**Set problem:** Gather up every line that includes the string "this".

---------- Entries provided ----------

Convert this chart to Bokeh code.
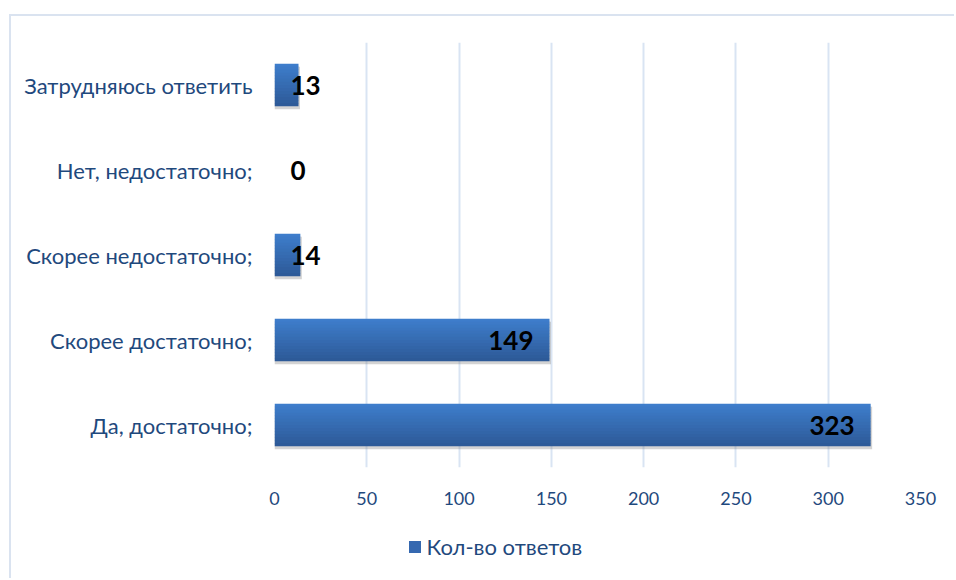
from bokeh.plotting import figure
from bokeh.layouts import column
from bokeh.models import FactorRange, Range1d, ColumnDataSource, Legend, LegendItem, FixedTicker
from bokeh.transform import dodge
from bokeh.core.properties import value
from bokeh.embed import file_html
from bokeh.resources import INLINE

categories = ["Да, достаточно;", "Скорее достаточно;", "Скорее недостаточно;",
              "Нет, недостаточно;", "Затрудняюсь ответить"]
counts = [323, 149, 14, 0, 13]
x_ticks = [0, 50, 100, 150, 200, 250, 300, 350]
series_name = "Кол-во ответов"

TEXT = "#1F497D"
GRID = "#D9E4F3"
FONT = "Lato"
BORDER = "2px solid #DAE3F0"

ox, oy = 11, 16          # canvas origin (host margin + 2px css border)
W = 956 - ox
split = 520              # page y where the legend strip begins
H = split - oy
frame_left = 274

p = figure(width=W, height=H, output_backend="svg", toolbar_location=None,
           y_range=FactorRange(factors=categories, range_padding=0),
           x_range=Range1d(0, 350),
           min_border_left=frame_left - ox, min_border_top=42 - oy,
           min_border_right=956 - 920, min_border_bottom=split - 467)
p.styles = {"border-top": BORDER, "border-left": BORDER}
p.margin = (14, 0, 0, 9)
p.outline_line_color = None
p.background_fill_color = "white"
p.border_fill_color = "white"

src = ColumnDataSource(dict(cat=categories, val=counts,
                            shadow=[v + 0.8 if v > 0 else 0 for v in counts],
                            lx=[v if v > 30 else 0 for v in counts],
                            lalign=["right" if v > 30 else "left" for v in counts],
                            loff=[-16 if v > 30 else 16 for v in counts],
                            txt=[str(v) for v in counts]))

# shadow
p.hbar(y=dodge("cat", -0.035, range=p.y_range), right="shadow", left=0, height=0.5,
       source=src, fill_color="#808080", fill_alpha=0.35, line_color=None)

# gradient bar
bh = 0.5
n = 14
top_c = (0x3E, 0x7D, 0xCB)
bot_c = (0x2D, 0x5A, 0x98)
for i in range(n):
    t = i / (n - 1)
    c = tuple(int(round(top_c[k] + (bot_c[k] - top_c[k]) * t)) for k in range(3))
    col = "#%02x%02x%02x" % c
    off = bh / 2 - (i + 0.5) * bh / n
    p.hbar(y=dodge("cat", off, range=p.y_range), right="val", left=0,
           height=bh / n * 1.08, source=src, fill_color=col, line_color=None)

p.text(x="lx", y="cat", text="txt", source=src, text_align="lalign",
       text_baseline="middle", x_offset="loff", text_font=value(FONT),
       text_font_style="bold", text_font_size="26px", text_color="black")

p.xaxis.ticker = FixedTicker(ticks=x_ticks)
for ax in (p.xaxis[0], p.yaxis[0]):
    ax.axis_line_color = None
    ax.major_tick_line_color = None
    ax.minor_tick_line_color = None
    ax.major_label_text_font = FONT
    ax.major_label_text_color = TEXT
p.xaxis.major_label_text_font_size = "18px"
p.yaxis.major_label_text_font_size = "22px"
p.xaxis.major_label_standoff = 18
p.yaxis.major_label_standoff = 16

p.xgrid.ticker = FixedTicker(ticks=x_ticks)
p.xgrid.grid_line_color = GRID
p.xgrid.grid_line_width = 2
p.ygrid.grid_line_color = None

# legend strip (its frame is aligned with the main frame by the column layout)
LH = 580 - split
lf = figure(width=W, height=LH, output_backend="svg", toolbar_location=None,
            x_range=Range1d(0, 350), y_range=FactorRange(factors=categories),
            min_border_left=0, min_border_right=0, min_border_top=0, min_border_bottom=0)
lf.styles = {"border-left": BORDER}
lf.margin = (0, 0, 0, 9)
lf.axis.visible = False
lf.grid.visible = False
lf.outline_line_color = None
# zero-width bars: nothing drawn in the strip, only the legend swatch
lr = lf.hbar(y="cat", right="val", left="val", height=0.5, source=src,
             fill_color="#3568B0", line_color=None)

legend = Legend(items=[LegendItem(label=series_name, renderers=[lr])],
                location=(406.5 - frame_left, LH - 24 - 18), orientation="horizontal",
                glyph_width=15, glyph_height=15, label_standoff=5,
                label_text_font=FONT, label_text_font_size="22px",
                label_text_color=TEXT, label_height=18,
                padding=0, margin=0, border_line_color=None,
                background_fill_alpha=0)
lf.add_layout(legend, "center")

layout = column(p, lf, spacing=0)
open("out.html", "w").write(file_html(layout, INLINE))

----------
---------- Entries provided ----------

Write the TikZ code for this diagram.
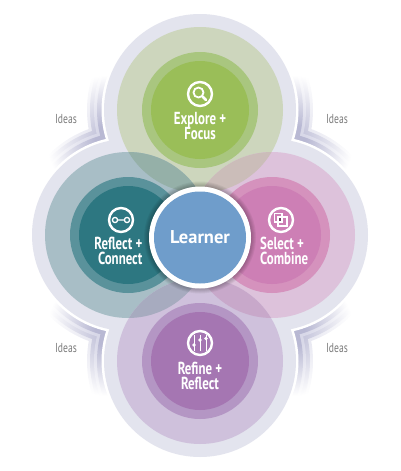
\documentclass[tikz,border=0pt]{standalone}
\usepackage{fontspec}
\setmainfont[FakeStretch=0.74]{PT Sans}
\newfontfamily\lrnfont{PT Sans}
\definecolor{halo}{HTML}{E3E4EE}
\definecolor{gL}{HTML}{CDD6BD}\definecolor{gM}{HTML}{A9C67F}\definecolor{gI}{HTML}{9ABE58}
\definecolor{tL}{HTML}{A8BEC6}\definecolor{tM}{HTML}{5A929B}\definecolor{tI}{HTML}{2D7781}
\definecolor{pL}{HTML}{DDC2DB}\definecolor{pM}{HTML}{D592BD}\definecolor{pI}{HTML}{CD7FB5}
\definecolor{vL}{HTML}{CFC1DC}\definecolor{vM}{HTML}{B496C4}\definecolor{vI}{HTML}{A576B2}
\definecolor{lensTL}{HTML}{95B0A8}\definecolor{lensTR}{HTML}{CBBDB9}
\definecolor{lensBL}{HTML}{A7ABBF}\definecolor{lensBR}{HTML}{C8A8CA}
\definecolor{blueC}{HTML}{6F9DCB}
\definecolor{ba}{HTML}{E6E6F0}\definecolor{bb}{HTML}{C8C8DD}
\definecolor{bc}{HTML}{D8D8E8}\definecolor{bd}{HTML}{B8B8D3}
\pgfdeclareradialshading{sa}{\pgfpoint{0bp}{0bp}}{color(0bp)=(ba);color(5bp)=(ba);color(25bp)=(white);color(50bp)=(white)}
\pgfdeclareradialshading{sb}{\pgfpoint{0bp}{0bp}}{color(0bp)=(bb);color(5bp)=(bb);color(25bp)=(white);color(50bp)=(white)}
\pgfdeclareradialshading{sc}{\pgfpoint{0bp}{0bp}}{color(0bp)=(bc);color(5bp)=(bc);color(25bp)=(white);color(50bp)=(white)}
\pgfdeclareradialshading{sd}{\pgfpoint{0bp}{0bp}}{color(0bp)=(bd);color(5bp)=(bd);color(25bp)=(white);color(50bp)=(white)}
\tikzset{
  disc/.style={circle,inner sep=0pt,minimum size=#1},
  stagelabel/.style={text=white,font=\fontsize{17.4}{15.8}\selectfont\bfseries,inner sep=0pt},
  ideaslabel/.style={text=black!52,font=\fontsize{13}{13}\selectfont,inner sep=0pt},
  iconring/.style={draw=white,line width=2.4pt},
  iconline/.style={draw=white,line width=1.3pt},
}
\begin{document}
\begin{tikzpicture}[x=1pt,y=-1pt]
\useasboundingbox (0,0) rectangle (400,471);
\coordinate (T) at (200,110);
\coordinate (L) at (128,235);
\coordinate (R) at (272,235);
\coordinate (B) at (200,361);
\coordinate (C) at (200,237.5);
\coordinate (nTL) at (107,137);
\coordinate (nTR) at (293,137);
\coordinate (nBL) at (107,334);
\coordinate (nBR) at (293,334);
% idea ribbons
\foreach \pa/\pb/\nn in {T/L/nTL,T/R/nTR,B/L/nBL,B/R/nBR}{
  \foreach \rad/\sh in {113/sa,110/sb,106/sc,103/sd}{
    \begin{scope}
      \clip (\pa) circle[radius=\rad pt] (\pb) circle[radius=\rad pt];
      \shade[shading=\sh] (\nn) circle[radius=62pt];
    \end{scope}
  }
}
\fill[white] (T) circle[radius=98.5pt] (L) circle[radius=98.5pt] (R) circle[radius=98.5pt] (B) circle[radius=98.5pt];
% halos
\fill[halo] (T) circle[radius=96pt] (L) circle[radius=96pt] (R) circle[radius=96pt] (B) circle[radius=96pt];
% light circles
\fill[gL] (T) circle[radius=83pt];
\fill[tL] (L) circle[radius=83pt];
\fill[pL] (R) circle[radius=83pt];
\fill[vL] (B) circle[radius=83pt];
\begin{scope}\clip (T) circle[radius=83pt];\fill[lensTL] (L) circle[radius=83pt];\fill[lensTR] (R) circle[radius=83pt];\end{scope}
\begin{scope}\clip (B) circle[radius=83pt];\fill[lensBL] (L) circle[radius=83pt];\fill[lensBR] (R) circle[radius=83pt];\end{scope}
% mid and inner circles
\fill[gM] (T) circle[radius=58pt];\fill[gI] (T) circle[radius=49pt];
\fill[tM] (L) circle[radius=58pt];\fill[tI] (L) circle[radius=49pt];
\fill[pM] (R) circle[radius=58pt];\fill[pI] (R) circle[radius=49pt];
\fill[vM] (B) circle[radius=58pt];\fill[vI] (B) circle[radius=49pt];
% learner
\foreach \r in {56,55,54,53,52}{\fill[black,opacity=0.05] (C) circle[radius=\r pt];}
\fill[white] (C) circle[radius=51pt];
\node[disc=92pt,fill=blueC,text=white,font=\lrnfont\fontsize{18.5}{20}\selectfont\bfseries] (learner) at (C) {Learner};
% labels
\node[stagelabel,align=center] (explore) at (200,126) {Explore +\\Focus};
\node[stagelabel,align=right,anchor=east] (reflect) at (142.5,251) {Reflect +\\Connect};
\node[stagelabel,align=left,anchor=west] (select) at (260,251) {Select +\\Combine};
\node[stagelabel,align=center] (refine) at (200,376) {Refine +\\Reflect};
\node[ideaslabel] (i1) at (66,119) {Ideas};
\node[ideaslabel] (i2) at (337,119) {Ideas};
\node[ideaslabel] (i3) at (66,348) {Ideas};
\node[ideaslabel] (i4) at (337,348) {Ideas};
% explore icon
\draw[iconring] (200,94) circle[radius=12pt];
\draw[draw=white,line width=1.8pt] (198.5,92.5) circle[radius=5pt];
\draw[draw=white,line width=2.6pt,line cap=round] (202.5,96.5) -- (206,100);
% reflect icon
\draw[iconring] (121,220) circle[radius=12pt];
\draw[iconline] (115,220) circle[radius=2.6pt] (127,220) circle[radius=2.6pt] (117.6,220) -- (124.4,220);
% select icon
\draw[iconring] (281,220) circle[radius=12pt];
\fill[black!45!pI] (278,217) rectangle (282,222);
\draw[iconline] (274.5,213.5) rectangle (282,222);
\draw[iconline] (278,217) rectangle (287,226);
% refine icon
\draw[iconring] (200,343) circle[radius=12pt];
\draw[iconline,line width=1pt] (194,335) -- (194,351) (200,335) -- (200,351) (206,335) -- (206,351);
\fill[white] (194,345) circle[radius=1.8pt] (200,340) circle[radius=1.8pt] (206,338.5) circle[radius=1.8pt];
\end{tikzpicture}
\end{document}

----------

**Output of the task:**
Convert this chart to Bokeh code.
Write the TikZ code for this diagram.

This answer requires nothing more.